The straw being grasped the most among Grammy watchers surveying potential album nominees, though, is the Straw in Black: Johnny Cash.

The 71-year-old country titan brings a combination of artistic and sentimental draw to the landscape for his “American IV: The Man Comes Around.” The fourth in his intimate series made with producer Rick Rubin, “Man” is a personal and defiantly distinctive addition to a long and supremely distinguished career, with a breakthrough hit in Cash’s version of Trent Reznor’s “Hurt,” a surprise favorite on modern rock radio and MTV thanks to its stunning video. And both the recent death of his wife, June Carter Cash, and his own health struggles have brought even more affection for him.

“It is a very strong record with a very strong personal story behind it,” says Joe Levy, music editor of Rolling Stone. “It’s a record that’s going to be hard to ignore.”

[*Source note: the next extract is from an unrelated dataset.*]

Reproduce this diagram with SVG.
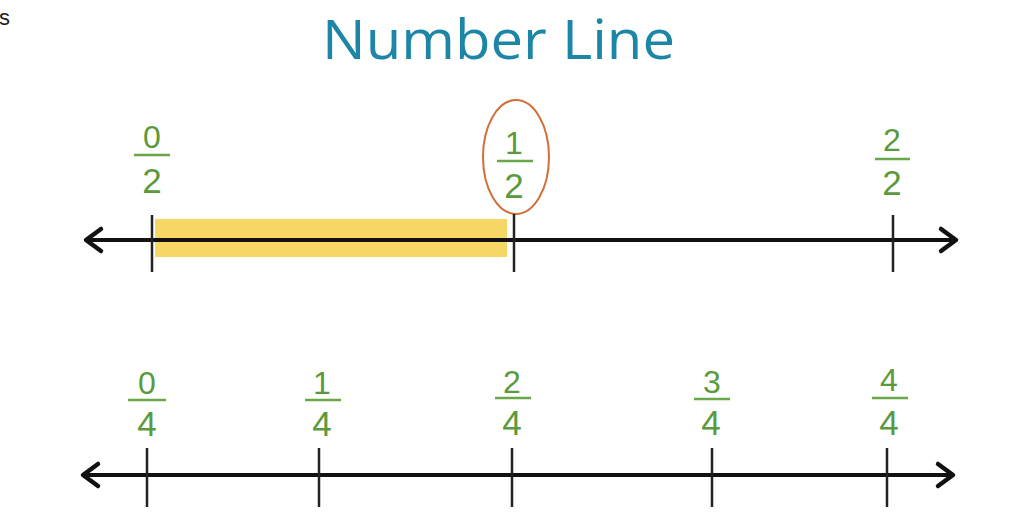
<svg xmlns="http://www.w3.org/2000/svg" width="1032" height="525" viewBox="0 0 1032 525">
<style>
.axis{stroke:#111;stroke-width:4;fill:none}
.head{stroke:#111;stroke-width:4.5;fill:none;stroke-linecap:round;stroke-linejoin:round}
.tick{stroke:#222;stroke-width:2.5}
.num{font-family:"Liberation Sans",Arial,sans-serif;font-size:32px;fill:#5a9a3c;text-anchor:middle}
.den{font-family:"Liberation Sans",Arial,sans-serif;font-size:35px;fill:#5a9a3c;text-anchor:middle}
.bar{stroke:#6aa64a;stroke-width:2.5}
.title{font-family:"Open Sans","DejaVu Sans",sans-serif;font-size:54px;fill:#1d86a6}
</style>
<rect width="1032" height="525" fill="#ffffff"/>
<text x="-1" y="25" font-family="Liberation Sans, Arial, sans-serif" font-size="22" fill="#222">s</text>
<text class="title" x="322" y="59" textLength="353" lengthAdjust="spacingAndGlyphs">Number Line</text>
<rect id="highlight" x="155" y="219" width="352" height="38" fill="#f6d765"/>
<g id="connectors">
<line class="axis" x1="86" y1="240" x2="956" y2="240"/>
<path class="head" d="M101,229 L86,240 L101,251"/>
<path class="head" d="M941,229 L956,240 L941,251"/>
<line class="axis" x1="83" y1="475" x2="953" y2="475"/>
<path class="head" d="M98,464 L83,475 L98,486"/>
<path class="head" d="M938,464 L953,475 L938,486"/>
</g>
<g id="t02"><line class="tick" x1="152" y1="215" x2="152" y2="272"/><text class="num" x="152" y="148">0</text><line class="bar" x1="134" y1="155" x2="170" y2="155"/><text class="den" x="152" y="193">2</text></g>
<g id="t12"><ellipse cx="516" cy="157" rx="33" ry="57" fill="none" stroke="#d0703a" stroke-width="2"/><line class="tick" x1="514" y1="214" x2="514" y2="272"/><text class="num" x="514" y="154">1</text><line class="bar" x1="497" y1="161" x2="533" y2="161"/><text class="den" x="514" y="198">2</text></g>
<g id="t22"><line class="tick" x1="893" y1="215" x2="893" y2="272"/><text class="num" x="892" y="151">2</text><line class="bar" x1="875" y1="159" x2="910" y2="159"/><text class="den" x="892" y="195">2</text></g>
<g id="q0"><line class="tick" x1="147" y1="448" x2="147" y2="507"/><text class="num" x="147" y="394">0</text><line class="bar" x1="128" y1="400" x2="166" y2="400"/><text class="den" x="147" y="436">4</text></g>
<g id="q1"><line class="tick" x1="319" y1="448" x2="319" y2="507"/><text class="num" x="322" y="394">1</text><line class="bar" x1="305" y1="400" x2="341" y2="400"/><text class="den" x="322" y="436">4</text></g>
<g id="q2"><line class="tick" x1="512" y1="448" x2="512" y2="507"/><text class="num" x="512" y="393">2</text><line class="bar" x1="495" y1="398" x2="531" y2="398"/><text class="den" x="512" y="435">4</text></g>
<g id="q3"><line class="tick" x1="712" y1="448" x2="712" y2="507"/><text class="num" x="712" y="393">3</text><line class="bar" x1="694" y1="399" x2="730" y2="399"/><text class="den" x="711" y="435">4</text></g>
<g id="q4"><line class="tick" x1="887" y1="448" x2="887" y2="507"/><text class="num" x="889" y="391">4</text><line class="bar" x1="872" y1="398" x2="908" y2="398"/><text class="den" x="889" y="435">4</text></g>
</svg>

But it’s also not a sure thing, not with votes of about 14,000 National Academy of Recording Arts & Sciences members spread thin among a large slate of legitimate contenders. That roster is expected to range from adventurous hip-hop duo OutKast’s yet-to-be-released “Speakerboxxx/The Love Below” and rap newcomer 50 Cent’s “Get Rich or Die Tryin’ ” to the solo debuts of both Beyonce and Justin Timberlake to the huge sellers from country rivals Toby Keith and the Dixie Chicks.

Ambitious set

The advance buzz is so strong for OutKast that the duo, whose “Stankonia” was a 2001 album nominee, is drawing a lot of early support for its ambitious album -- a two-CD set with members Big Boi and Dre each in charge of one disc -- even though few people have heard the collection, due Sept. 23. A lot of votes from the hip-hop world will also go to Eminem sidekick 50 Cent, who looks to have the biggest-selling album of 2003.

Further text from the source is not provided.